Can anybody explain?

closed as not a real question by user114, Renan, snailboat, kiamlaluno, StoneyB Mar 4 '13 at 13:32

It's difficult to tell what is being asked here. This question is ambiguous, vague, incomplete, overly broad, or rhetorical and cannot be reasonably answered in its current form. For help clarifying this question so that it can be reopened, visit the help center. If this question can be reworded to fit the rules in the help center, please edit the question.

  • 3
    Hello AH., for having a constructive answer you have to pose a constructive question, otherwise there is the danger no one can help you. Hence, try editing adding some example sentences in which you want to use those expressions. Stay with us, and don't discourage if your question will be early closed. – user114 Mar 3 '13 at 12:54
  • 2
    a) "There you got" is not to my knowledge an English idiom; do you perhaps mean "There you got me"? b) The other three each have one idiomatic sense in which the three are interchangeable, but also have distinct literal senses.

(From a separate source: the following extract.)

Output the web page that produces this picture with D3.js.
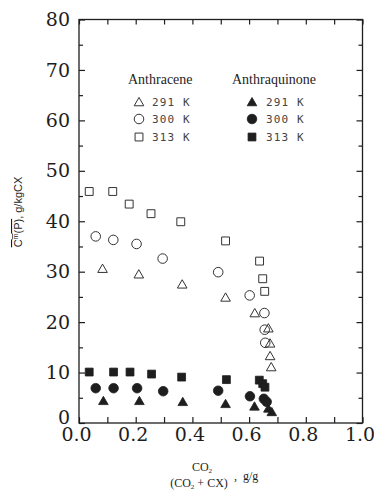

Cataloguing all that would really be more than one answer could helpfully handle. – StoneyB Mar 3 '13 at 13:04

As a native speaker, I would never use (1) in any situation.

I would use the rest in various different situations, but I'm guessing from your question that you're referring to a situation where you might have handed somebody something, or just completed a task for them.

In that situation, I would personally use (4), but it would be fine to use (2) or (3) also.

In different situations, all 3 would not be appropriate, but it just depends on the situation.